Religion
In reply to the discussion: 23 Famous Scientists Who Are Not Atheists [View all]Orrex
(64,113 posts)If you want to make the question relevant, here's how to phrase it:
what evidence do I have that the person I love or loved actually exists or existed?
To answer, I can present things such as photographs, handwriting samples, audio/video recording, and other physical evidence of the person (perhaps including the actual person) sufficient to establish that person's existence with a fair degree of certainty (except to deliberate contrarians, I suppose).

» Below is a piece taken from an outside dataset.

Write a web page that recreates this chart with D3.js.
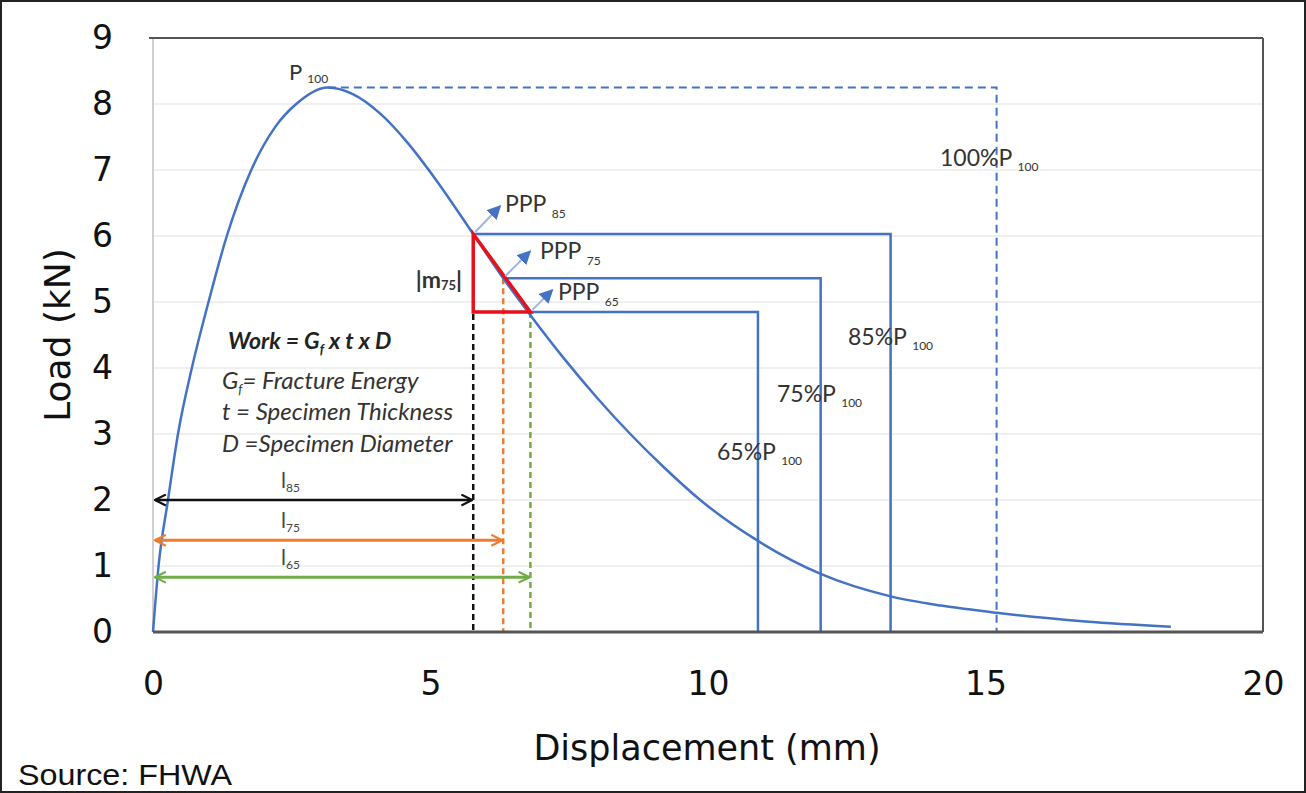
<!DOCTYPE html>
<html><head><meta charset="utf-8">
<script src="https://cdn.jsdelivr.net/npm/d3@7"></script>
<style>html,body{margin:0;padding:0;background:#fff}svg{display:block}</style>
</head><body>
<svg id="c" width="1306" height="793"></svg>
<script>
// ---- data ----
const curveX = [0, 0.1, 0.27, 0.45, 0.7, 1.0, 1.33, 1.77, 2.2, 2.58, 3.15, 3.6, 4.1, 4.6, 5.1, 5.77, 6.31, 6.8, 7.4, 8.0, 8.6, 9.2, 9.86, 10.9, 12.03, 13.29, 14.2, 15.2, 16.8, 18.34];
const curveY = [0, 1.0, 2.0, 3.0, 4.0, 5.0, 6.0, 7.0, 7.65, 8.0, 8.25, 8.15, 7.85, 7.4, 6.85, 6.03, 5.36, 4.8, 4.15, 3.55, 3.0, 2.5, 2.0, 1.38, 0.88, 0.54, 0.4, 0.29, 0.16, 0.08];
const levelNames = ["85", "75", "65"];
const levelX = [5.77, 6.31, 6.8];
const levelY = [6.03, 5.36, 4.85];
const levelEndX = [13.29, 12.03, 10.9];
const peakX = 3.15, peakY = 8.25, peakEndX = 15.2;
const lengthY = [2.0, 1.39, 0.83];
const lengthColors = ["#111111", "#ED7D31", "#70AD47"];
const xTicks = [0, 5, 10, 15, 20];
const yTicks = [0, 1, 2, 3, 4, 5, 6, 7, 8, 9];

// ---- setup ----
const svg = d3.select("#c");
const x = d3.scaleLinear().domain([0, 20]).range([153, 1263]);
const y = d3.scaleLinear().domain([0, 9]).range([632, 38]);
const BLUE = "#4472C4";
const TXT = "#333";
const annFont = "Lato, 'Open Sans', sans-serif";
const axFont = "'DejaVu Sans', sans-serif";

svg.append("rect").attr("x", 1).attr("y", 1).attr("width", 1304).attr("height", 791)
  .attr("fill", "#fff").attr("stroke", "#222").attr("stroke-width", 2);

const defs = svg.append("defs");
lengthColors.forEach((c, i) => {
  defs.append("marker").attr("id", "ae" + i).attr("viewBox", "0 0 12 12").attr("refX", 11).attr("refY", 6)
    .attr("markerWidth", 13).attr("markerHeight", 13).attr("markerUnits", "userSpaceOnUse").attr("orient", "auto-start-reverse")
    .append("path").attr("d", "M1,1 L11,6 L1,11").attr("fill", "none").attr("stroke", c).attr("stroke-width", 2);
});
defs.append("marker").attr("id", "tri").attr("viewBox", "0 0 10 10").attr("refX", 9).attr("refY", 5)
  .attr("markerWidth", 14).attr("markerHeight", 14).attr("markerUnits", "userSpaceOnUse").attr("orient", "auto")
  .append("path").attr("d", "M0,0 L10,5 L0,10 Z").attr("fill", BLUE);

// gridlines
svg.append("g").selectAll("line").data(yTicks.filter(d => d > 0 && d < 9)).join("line")
  .attr("x1", x(0)).attr("x2", x(20)).attr("y1", d => y(d)).attr("y2", d => y(d))
  .attr("stroke", "#ebebeb").attr("stroke-width", 1.5);

// frame
svg.append("line").attr("x1", x(0)).attr("x2", x(0)).attr("y1", y(9)).attr("y2", y(0)).attr("stroke", "#d0d0d0").attr("stroke-width", 2);
svg.append("line").attr("x1", x(0) - 4).attr("x2", x(20)).attr("y1", y(9)).attr("y2", y(9)).attr("stroke", "#555").attr("stroke-width", 2);
svg.append("line").attr("x1", x(20)).attr("x2", x(20)).attr("y1", y(9)).attr("y2", y(0)).attr("stroke", "#555").attr("stroke-width", 2);

// axes tick labels
const xAxis = d3.axisBottom(x).tickValues(xTicks).tickSize(0).tickPadding(40).tickFormat(d3.format("d"));
const gx = svg.append("g").attr("transform", `translate(0,${y(0)})`).call(xAxis);
gx.select(".domain").remove();
gx.selectAll("text").attr("font-family", axFont).attr("font-size", 33).attr("fill", "#111");
const yAxis = d3.axisLeft(y).tickValues(yTicks).tickSize(0).tickPadding(40).tickFormat(d3.format("d"));
const gy = svg.append("g").attr("transform", `translate(${x(0)},0)`).call(yAxis);
gy.select(".domain").remove();
gy.selectAll("text").attr("font-family", axFont).attr("font-size", 33).attr("fill", "#111");

svg.append("text").attr("x", 707).attr("y", 760).attr("text-anchor", "middle")
  .attr("font-family", axFont).attr("font-size", 35).attr("fill", "#111").text("Displacement (mm)");
svg.append("text").attr("transform", "translate(70,335) rotate(-90)").attr("text-anchor", "middle")
  .attr("font-family", axFont).attr("font-size", 36).attr("fill", "#111").text("Load (kN)");
svg.append("text").attr("x", 18).attr("y", 785).attr("font-family", "'Liberation Sans', Arial, sans-serif")
  .attr("font-size", 30).attr("fill", "#111").attr("textLength", 214).attr("lengthAdjust", "spacingAndGlyphs").text("Source: FHWA");

// dashed P100 line
svg.append("path").attr("d", d3.line()([[x(peakX), y(peakY)], [x(peakEndX), y(peakY)], [x(peakEndX), y(0)]]))
  .attr("fill", "none").attr("stroke", BLUE).attr("stroke-width", 2).attr("stroke-dasharray", "8,5");

// level rectangles
levelNames.forEach((n, i) => {
  svg.append("path").attr("d", d3.line()([[x(levelX[i]), y(levelY[i])], [x(levelEndX[i]), y(levelY[i])], [x(levelEndX[i]), y(0)]]))
    .attr("fill", "none").attr("stroke", BLUE).attr("stroke-width", 2.5);
});

// vertical dashed projections
lengthColors.forEach((c, i) => {
  svg.append("line").attr("x1", x(levelX[i])).attr("x2", x(levelX[i])).attr("y1", y(levelY[i])).attr("y2", y(0))
    .attr("stroke", c).attr("stroke-width", 2.5).attr("stroke-dasharray", "6,4");
});

// curve
const pts = curveX.map((d, i) => [d, curveY[i]]);
svg.append("path").datum(pts)
  .attr("d", d3.line().x(d => x(d[0])).y(d => y(d[1])).curve(d3.curveMonotoneX))
  .attr("fill", "none").attr("stroke", BLUE).attr("stroke-width", 2.5);

// bottom axis line
svg.append("line").attr("x1", x(0)).attr("x2", x(20)).attr("y1", y(0)).attr("y2", y(0)).attr("stroke", "#555").attr("stroke-width", 3);

// red triangle
svg.append("path").attr("d", d3.line()([[x(levelX[0]), y(levelY[0])], [x(levelX[0]), y(levelY[2])], [x(levelX[2]), y(levelY[2])]]) + "Z")
  .attr("fill", "none").attr("stroke", "#E8111A").attr("stroke-width", 3.5).attr("stroke-linejoin", "miter");

// length arrows
lengthColors.forEach((c, i) => {
  svg.append("line").attr("x1", x(0) + 2).attr("x2", x(levelX[i]) - 1).attr("y1", y(lengthY[i])).attr("y2", y(lengthY[i]))
    .attr("stroke", c).attr("stroke-width", i === 0 ? 2.5 : 3)
    .attr("marker-start", `url(#ae${i})`).attr("marker-end", `url(#ae${i})`);
  const t = svg.append("text").attr("x", 281).attr("y", y(lengthY[i]) - 12).attr("font-family", annFont).attr("font-size", 21).attr("fill", "#444");
  t.append("tspan").text("l");
  t.append("tspan").attr("font-size", 12).attr("dy", 4).text(levelNames[i]);
});

// PPP arrows and labels
const pppDx = [27, 27, 22], pppDy = [-28, -27, -22];
const pppLabelX = [505, 540, 558], pppLabelY = [212, 259, 300];
levelNames.forEach((n, i) => {
  const px = x(levelX[i]), py = y(levelY[i]);
  svg.append("line").attr("x1", px + 2).attr("y1", py - 2).attr("x2", px + pppDx[i]).attr("y2", py + pppDy[i])
    .attr("stroke", "#9DB5E0").attr("stroke-width", 2).attr("marker-end", "url(#tri)");
  const t = svg.append("text").attr("x", pppLabelX[i]).attr("y", pppLabelY[i]).attr("font-family", annFont).attr("font-size", 23).attr("fill", TXT);
  t.append("tspan").text("PPP ");
  t.append("tspan").attr("font-size", 12).attr("dy", 6).text(n);
});

// percent labels
const pctNames = ["100", "85", "75", "65"];
const pctX = [940, 848, 777, 717], pctY = [166, 345, 402, 460];
pctNames.forEach((n, i) => {
  const t = svg.append("text").attr("x", pctX[i]).attr("y", pctY[i]).attr("font-family", annFont).attr("font-size", 23).attr("fill", TXT);
  t.append("tspan").text(n + "%P ");
  t.append("tspan").attr("font-size", 12).attr("dy", 5).text("100");
});

// P100 label
const tp = svg.append("text").attr("x", 289).attr("y", 80).attr("font-family", annFont).attr("font-size", 22).attr("fill", TXT);
tp.append("tspan").text("P ");
tp.append("tspan").attr("font-size", 12).attr("dy", 3).text("100");

// |m75|
const tm = svg.append("text").attr("x", 462).attr("y", 288).attr("text-anchor", "end").attr("font-family", annFont)
  .attr("font-size", 23).attr("font-weight", 700).attr("fill", TXT);
tm.append("tspan").text("|m");
tm.append("tspan").attr("font-size", 13).attr("dy", 2).text("75");
tm.append("tspan").attr("dy", -2).text("|");

// Work formula block
const wk = svg.append("text").attr("x", 228).attr("y", 349).attr("font-family", annFont).attr("font-size", 23)
  .attr("font-style", "italic").attr("font-weight", 700).attr("fill", "#222");
wk.append("tspan").text("Work = G");
wk.append("tspan").attr("font-size", 13).attr("dy", 5).text("f");
wk.append("tspan").attr("dy", -5).text(" x t x D");

const lines = [["G", "f", "= Fracture Energy"], ["t = Specimen Thickness"], ["D =Specimen Diameter"]];
const lineY = [389, 420, 452];
lines.forEach((l, i) => {
  const t = svg.append("text").attr("x", 222).attr("y", lineY[i]).attr("font-family", annFont).attr("font-size", 24)
    .attr("font-style", "italic").attr("fill", TXT);
  if (l.length === 3) {
    t.append("tspan").text(l[0]);
    t.append("tspan").attr("font-size", 13).attr("dy", 5).text(l[1]);
    t.append("tspan").attr("dy", -5).text(l[2]);
  } else t.append("tspan").text(l[0]);
});
</script>
</body></html>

Your question, as phrased, seeks to conflate the actual existence of an unverified, transcendent entity with a mundane human's personal experience of another mundane human, and that's an intellectually dishonest comparison.
Assuming that I exist and am of competent mental faculty, then I am an acceptable judge of my own emotions, and my own perceptions are sufficient to justify my own personal assessment of those emotions.

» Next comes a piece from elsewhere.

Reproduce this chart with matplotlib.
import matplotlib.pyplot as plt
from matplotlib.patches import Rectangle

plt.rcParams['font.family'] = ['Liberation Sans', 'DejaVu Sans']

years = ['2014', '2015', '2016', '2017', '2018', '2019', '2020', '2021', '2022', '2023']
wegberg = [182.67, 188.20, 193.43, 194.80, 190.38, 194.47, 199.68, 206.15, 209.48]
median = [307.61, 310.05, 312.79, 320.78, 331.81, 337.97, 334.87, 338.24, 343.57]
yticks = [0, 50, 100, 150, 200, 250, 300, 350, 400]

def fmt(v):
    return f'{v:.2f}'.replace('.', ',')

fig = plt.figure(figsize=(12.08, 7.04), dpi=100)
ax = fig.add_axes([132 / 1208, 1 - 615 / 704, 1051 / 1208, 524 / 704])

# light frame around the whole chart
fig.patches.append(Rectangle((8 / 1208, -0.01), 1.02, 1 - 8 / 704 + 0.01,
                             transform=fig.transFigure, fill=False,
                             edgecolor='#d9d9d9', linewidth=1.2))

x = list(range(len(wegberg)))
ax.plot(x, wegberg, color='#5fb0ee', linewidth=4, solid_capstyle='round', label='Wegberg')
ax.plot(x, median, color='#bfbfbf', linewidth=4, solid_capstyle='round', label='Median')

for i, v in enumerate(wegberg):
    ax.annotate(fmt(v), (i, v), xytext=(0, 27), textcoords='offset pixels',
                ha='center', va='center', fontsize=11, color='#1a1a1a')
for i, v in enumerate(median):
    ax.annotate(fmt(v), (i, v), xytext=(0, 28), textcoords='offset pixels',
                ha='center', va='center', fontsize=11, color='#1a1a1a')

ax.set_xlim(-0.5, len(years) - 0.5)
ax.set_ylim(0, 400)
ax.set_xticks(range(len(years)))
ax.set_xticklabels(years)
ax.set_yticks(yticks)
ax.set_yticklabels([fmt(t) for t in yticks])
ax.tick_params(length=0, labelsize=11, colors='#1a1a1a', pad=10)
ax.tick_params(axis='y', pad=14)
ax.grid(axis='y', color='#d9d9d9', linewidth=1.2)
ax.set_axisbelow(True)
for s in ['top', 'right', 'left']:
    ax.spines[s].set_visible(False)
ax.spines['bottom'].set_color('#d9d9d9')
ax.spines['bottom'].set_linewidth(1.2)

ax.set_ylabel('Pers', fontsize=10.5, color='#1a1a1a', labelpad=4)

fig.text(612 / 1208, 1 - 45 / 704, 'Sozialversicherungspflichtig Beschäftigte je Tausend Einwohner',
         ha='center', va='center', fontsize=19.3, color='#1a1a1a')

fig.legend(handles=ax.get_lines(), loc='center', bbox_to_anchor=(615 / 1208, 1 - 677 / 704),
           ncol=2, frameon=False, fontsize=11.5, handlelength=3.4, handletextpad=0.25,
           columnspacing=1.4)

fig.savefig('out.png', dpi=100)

However, even assuming that I exist and am of competent mental faculty, my own perceptions are simply not adequate to assess the existence of a unique, transcendent divine being for whom no other verifiable evidence exists--and to that end, others' testimony of experience does not add to mine, unless I can evaluate that testimony independent of their experience.
I can choose to believe in such a magical entity, but absent corroborating evidence of that entity's existence, then my belief is not sufficient to demonstrate its existence.
That type of verbal trickery, of equating transcendent phenomena to everyday occurrences, is a favorite tactic of religionists, by the way, but it's a crock.